PROBLEM TO WORK ON
Write out the data below in full, unchanged, minus the images.

STORED DATA

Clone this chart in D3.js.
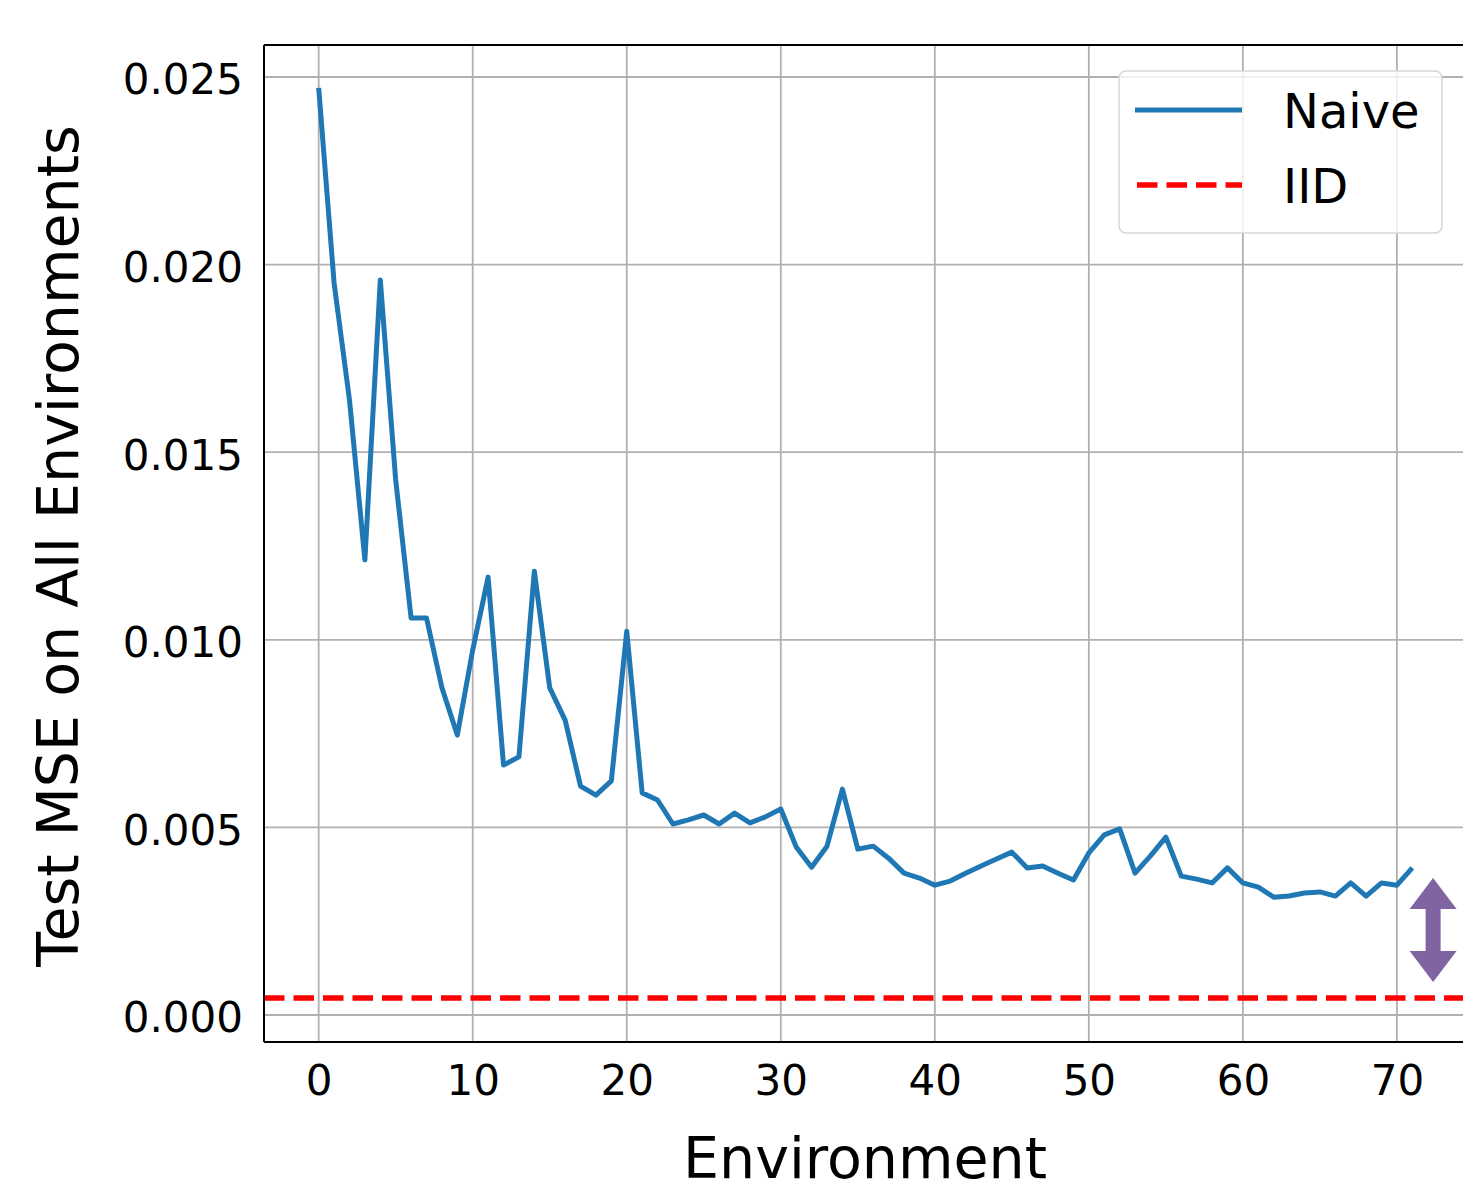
<!DOCTYPE html>
<html>
  <head>
    <meta charset="utf-8">
    <script src="https://d3js.org/d3.v7.min.js"></script>
    <title>Test MSE on All Environments</title>
    <style>
      body {
        margin: 0px;
        background: #fff;
      }
      text {
        font-family: 'DejaVu Sans', sans-serif;
        fill: #000;
      }
      .tick text {
        font-size: 42px;
      }
      .axis-label {
        font-size: 57px;
      }
      .legend text {
        font-size: 48px;
      }
    </style>
  </head>
  <body>
    <svg width="1463" height="1188"></svg>
    <script>

      const environments = d3.range(72);
      const naiveMSE = [
        0.02471, 0.01951, 0.01639, 0.01213, 0.01959, 0.01426, 0.01058, 0.01058,
        0.00872, 0.00746, 0.00973, 0.01167, 0.00666, 0.00688, 0.01183, 0.00872,
        0.00786, 0.00610, 0.00586, 0.00624, 0.01023, 0.00592, 0.00573, 0.00509,
        0.00520, 0.00533, 0.00509, 0.00538, 0.00512, 0.00528, 0.00549, 0.00448,
        0.00394, 0.00450, 0.00602, 0.00442, 0.00450, 0.00418, 0.00378, 0.00365,
        0.00346, 0.00357, 0.00378, 0.00397, 0.00416, 0.00434, 0.00392, 0.00397,
        0.00378, 0.00360, 0.00432, 0.00480, 0.00496, 0.00378, 0.00424, 0.00474,
        0.00370, 0.00362, 0.00352, 0.00392, 0.00352, 0.00341, 0.00314, 0.00317,
        0.00325, 0.00328, 0.00317, 0.00352, 0.00317, 0.00352, 0.00346, 0.00392
      ];
      const iidMSE = 0.00045;
      const xTicks = [0, 10, 20, 30, 40, 50, 60, 70];
      const yTicks = [0, 0.005, 0.01, 0.015, 0.02, 0.025];
      const seriesNames = ['Naive', 'IID'];
      // gap arrow annotation (data coords)
      const gapArrow = { x: 72.35, top: 0.00365, bottom: 0.00088 };

      const margin = { left: 264, top: 45, right: -4, bottom: 146 };
      const svg = d3.select('svg');
      const width = +svg.attr('width');
      const height = +svg.attr('height');
      const innerWidth = width - margin.left - margin.right;
      const innerHeight = height - margin.top - margin.bottom;

      const xScale = d3.scaleLinear()
        .domain([-3.55, 74.55])
        .range([0, innerWidth]);
      const yScale = d3.scaleLinear()
        .domain([-0.00072, 0.025853])
        .range([innerHeight, 0]);

      const g = svg.append('g')
          .attr('transform', `translate(${margin.left},${margin.top})`);

      // grid
      g.append('g').selectAll('line').data(xTicks)
        .enter().append('line')
          .attr('x1', d => xScale(d)).attr('x2', d => xScale(d))
          .attr('y1', 0).attr('y2', innerHeight)
          .attr('stroke', '#b0b0b0').attr('stroke-width', 1.8);
      g.append('g').selectAll('line').data(yTicks)
        .enter().append('line')
          .attr('x1', 0).attr('x2', innerWidth)
          .attr('y1', d => yScale(d)).attr('y2', d => yScale(d))
          .attr('stroke', '#b0b0b0').attr('stroke-width', 1.8);

      // axes
      const xAxisG = g.append('g')
          .attr('transform', `translate(0,${innerHeight})`)
          .call(d3.axisBottom(xScale).tickValues(xTicks).tickSize(0).tickPadding(23)
            .tickFormat(d3.format('d')));
      const yAxisG = g.append('g')
          .call(d3.axisLeft(yScale).tickValues(yTicks).tickSize(0).tickPadding(21)
            .tickFormat(d3.format('.3f')));
      [xAxisG, yAxisG].forEach(a => {
        a.attr('font-size', 42).attr('font-family', "'DejaVu Sans', sans-serif");
        a.select('.domain').remove();
      });
      xAxisG.selectAll('.tick text').attr('dy', '0.71em');
      yAxisG.selectAll('.tick text').attr('dy', '0.4em');

      // series
      const line = d3.line()
        .x((d, i) => xScale(environments[i]))
        .y(d => yScale(d));

      g.append('line')
          .attr('x1', 0).attr('x2', innerWidth)
          .attr('y1', yScale(iidMSE)).attr('y2', yScale(iidMSE))
          .attr('stroke', '#ff0000').attr('stroke-width', 5.5)
          .attr('stroke-dasharray', '20.5 9');

      g.append('path')
          .datum(naiveMSE)
          .attr('d', line)
          .attr('fill', 'none')
          .attr('stroke', '#1f77b4')
          .attr('stroke-width', 5)
          .attr('stroke-linejoin', 'round');

      // double arrow
      const ax = xScale(gapArrow.x);
      const at = yScale(gapArrow.top);
      const ab = yScale(gapArrow.bottom);
      const hw = 23.5, hl = 31, sw = 7.5;
      g.append('path')
          .attr('d', `M${ax},${at} L${ax + hw},${at + hl} L${ax + sw},${at + hl}
            L${ax + sw},${ab - hl} L${ax + hw},${ab - hl} L${ax},${ab}
            L${ax - hw},${ab - hl} L${ax - sw},${ab - hl} L${ax - sw},${at + hl}
            L${ax - hw},${at + hl} Z`)
          .attr('fill', '#8064a2');

      // spines
      g.append('line').attr('x1', 0).attr('x2', 0).attr('y1', 0).attr('y2', innerHeight)
          .attr('stroke', '#000').attr('stroke-width', 2);
      g.append('line').attr('x1', 0).attr('x2', innerWidth).attr('y1', innerHeight).attr('y2', innerHeight)
          .attr('stroke', '#000').attr('stroke-width', 2);
      g.append('line').attr('x1', 0).attr('x2', innerWidth).attr('y1', 0).attr('y2', 0)
          .attr('stroke', '#000').attr('stroke-width', 2);

      // labels
      svg.append('text')
          .attr('class', 'axis-label')
          .attr('x', 865).attr('y', 1178)
          .attr('text-anchor', 'middle')
          .text('Environment');
      svg.append('text')
          .attr('class', 'axis-label')
          .attr('transform', 'translate(78,546) rotate(-90)')
          .attr('text-anchor', 'middle')
          .text('Test MSE on All Environments');

      // legend
      const legend = svg.append('g').attr('class', 'legend');
      legend.append('rect')
          .attr('x', 1119).attr('y', 71).attr('width', 323).attr('height', 162)
          .attr('rx', 7)
          .attr('fill', '#fff').attr('fill-opacity', 0.8)
          .attr('stroke', '#d6d6d6').attr('stroke-width', 1.5);
      legend.append('line')
          .attr('x1', 1135).attr('x2', 1242).attr('y1', 110).attr('y2', 110)
          .attr('stroke', '#1f77b4').attr('stroke-width', 5);
      legend.append('line')
          .attr('x1', 1137).attr('x2', 1242).attr('y1', 185).attr('y2', 185)
          .attr('stroke', '#ff0000').attr('stroke-width', 5.5)
          .attr('stroke-dasharray', '20.5 9');
      legend.selectAll('text.name').data(seriesNames)
        .enter().append('text')
          .attr('class', 'name')
          .attr('x', 1283)
          .attr('y', (d, i) => 128 + i * 75)
          .text(d => d);
    </script>
  </body>
</html>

SOLUTION
Clone this chart in D3.js.
<!DOCTYPE html>
<html>
  <head>
    <meta charset="utf-8">
    <script src="https://d3js.org/d3.v7.min.js"></script>
    <title>Test MSE on All Environments</title>
    <style>
      body {
        margin: 0px;
        background: #fff;
      }
      text {
        font-family: 'DejaVu Sans', sans-serif;
        fill: #000;
      }
      .tick text {
        font-size: 42px;
      }
      .axis-label {
        font-size: 57px;
      }
      .legend text {
        font-size: 48px;
      }
    </style>
  </head>
  <body>
    <svg width="1463" height="1188"></svg>
    <script>

      const environments = d3.range(72);
      const naiveMSE = [
        0.02471, 0.01951, 0.01639, 0.01213, 0.01959, 0.01426, 0.01058, 0.01058,
        0.00872, 0.00746, 0.00973, 0.01167, 0.00666, 0.00688, 0.01183, 0.00872,
        0.00786, 0.00610, 0.00586, 0.00624, 0.01023, 0.00592, 0.00573, 0.00509,
        0.00520, 0.00533, 0.00509, 0.00538, 0.00512, 0.00528, 0.00549, 0.00448,
        0.00394, 0.00450, 0.00602, 0.00442, 0.00450, 0.00418, 0.00378, 0.00365,
        0.00346, 0.00357, 0.00378, 0.00397, 0.00416, 0.00434, 0.00392, 0.00397,
        0.00378, 0.00360, 0.00432, 0.00480, 0.00496, 0.00378, 0.00424, 0.00474,
        0.00370, 0.00362, 0.00352, 0.00392, 0.00352, 0.00341, 0.00314, 0.00317,
        0.00325, 0.00328, 0.00317, 0.00352, 0.00317, 0.00352, 0.00346, 0.00392
      ];
      const iidMSE = 0.00045;
      const xTicks = [0, 10, 20, 30, 40, 50, 60, 70];
      const yTicks = [0, 0.005, 0.01, 0.015, 0.02, 0.025];
      const seriesNames = ['Naive', 'IID'];
      // gap arrow annotation (data coords)
      const gapArrow = { x: 72.35, top: 0.00365, bottom: 0.00088 };

      const margin = { left: 264, top: 45, right: -4, bottom: 146 };
      const svg = d3.select('svg');
      const width = +svg.attr('width');
      const height = +svg.attr('height');
      const innerWidth = width - margin.left - margin.right;
      const innerHeight = height - margin.top - margin.bottom;

      const xScale = d3.scaleLinear()
        .domain([-3.55, 74.55])
        .range([0, innerWidth]);
      const yScale = d3.scaleLinear()
        .domain([-0.00072, 0.025853])
        .range([innerHeight, 0]);

      const g = svg.append('g')
          .attr('transform', `translate(${margin.left},${margin.top})`);

      // grid
      g.append('g').selectAll('line').data(xTicks)
        .enter().append('line')
          .attr('x1', d => xScale(d)).attr('x2', d => xScale(d))
          .attr('y1', 0).attr('y2', innerHeight)
          .attr('stroke', '#b0b0b0').attr('stroke-width', 1.8);
      g.append('g').selectAll('line').data(yTicks)
        .enter().append('line')
          .attr('x1', 0).attr('x2', innerWidth)
          .attr('y1', d => yScale(d)).attr('y2', d => yScale(d))
          .attr('stroke', '#b0b0b0').attr('stroke-width', 1.8);

      // axes
      const xAxisG = g.append('g')
          .attr('transform', `translate(0,${innerHeight})`)
          .call(d3.axisBottom(xScale).tickValues(xTicks).tickSize(0).tickPadding(23)
            .tickFormat(d3.format('d')));
      const yAxisG = g.append('g')
          .call(d3.axisLeft(yScale).tickValues(yTicks).tickSize(0).tickPadding(21)
            .tickFormat(d3.format('.3f')));
      [xAxisG, yAxisG].forEach(a => {
        a.attr('font-size', 42).attr('font-family', "'DejaVu Sans', sans-serif");
        a.select('.domain').remove();
      });
      xAxisG.selectAll('.tick text').attr('dy', '0.71em');
      yAxisG.selectAll('.tick text').attr('dy', '0.4em');

      // series
      const line = d3.line()
        .x((d, i) => xScale(environments[i]))
        .y(d => yScale(d));

      g.append('line')
          .attr('x1', 0).attr('x2', innerWidth)
          .attr('y1', yScale(iidMSE)).attr('y2', yScale(iidMSE))
          .attr('stroke', '#ff0000').attr('stroke-width', 5.5)
          .attr('stroke-dasharray', '20.5 9');

      g.append('path')
          .datum(naiveMSE)
          .attr('d', line)
          .attr('fill', 'none')
          .attr('stroke', '#1f77b4')
          .attr('stroke-width', 5)
          .attr('stroke-linejoin', 'round');

      // double arrow
      const ax = xScale(gapArrow.x);
      const at = yScale(gapArrow.top);
      const ab = yScale(gapArrow.bottom);
      const hw = 23.5, hl = 31, sw = 7.5;
      g.append('path')
          .attr('d', `M${ax},${at} L${ax + hw},${at + hl} L${ax + sw},${at + hl}
            L${ax + sw},${ab - hl} L${ax + hw},${ab - hl} L${ax},${ab}
            L${ax - hw},${ab - hl} L${ax - sw},${ab - hl} L${ax - sw},${at + hl}
            L${ax - hw},${at + hl} Z`)
          .attr('fill', '#8064a2');

      // spines
      g.append('line').attr('x1', 0).attr('x2', 0).attr('y1', 0).attr('y2', innerHeight)
          .attr('stroke', '#000').attr('stroke-width', 2);
      g.append('line').attr('x1', 0).attr('x2', innerWidth).attr('y1', innerHeight).attr('y2', innerHeight)
          .attr('stroke', '#000').attr('stroke-width', 2);
      g.append('line').attr('x1', 0).attr('x2', innerWidth).attr('y1', 0).attr('y2', 0)
          .attr('stroke', '#000').attr('stroke-width', 2);

      // labels
      svg.append('text')
          .attr('class', 'axis-label')
          .attr('x', 865).attr('y', 1178)
          .attr('text-anchor', 'middle')
          .text('Environment');
      svg.append('text')
          .attr('class', 'axis-label')
          .attr('transform', 'translate(78,546) rotate(-90)')
          .attr('text-anchor', 'middle')
          .text('Test MSE on All Environments');

      // legend
      const legend = svg.append('g').attr('class', 'legend');
      legend.append('rect')
          .attr('x', 1119).attr('y', 71).attr('width', 323).attr('height', 162)
          .attr('rx', 7)
          .attr('fill', '#fff').attr('fill-opacity', 0.8)
          .attr('stroke', '#d6d6d6').attr('stroke-width', 1.5);
      legend.append('line')
          .attr('x1', 1135).attr('x2', 1242).attr('y1', 110).attr('y2', 110)
          .attr('stroke', '#1f77b4').attr('stroke-width', 5);
      legend.append('line')
          .attr('x1', 1137).attr('x2', 1242).attr('y1', 185).attr('y2', 185)
          .attr('stroke', '#ff0000').attr('stroke-width', 5.5)
          .attr('stroke-dasharray', '20.5 9');
      legend.selectAll('text.name').data(seriesNames)
        .enter().append('text')
          .attr('class', 'name')
          .attr('x', 1283)
          .attr('y', (d, i) => 128 + i * 75)
          .text(d => d);
    </script>
  </body>
</html>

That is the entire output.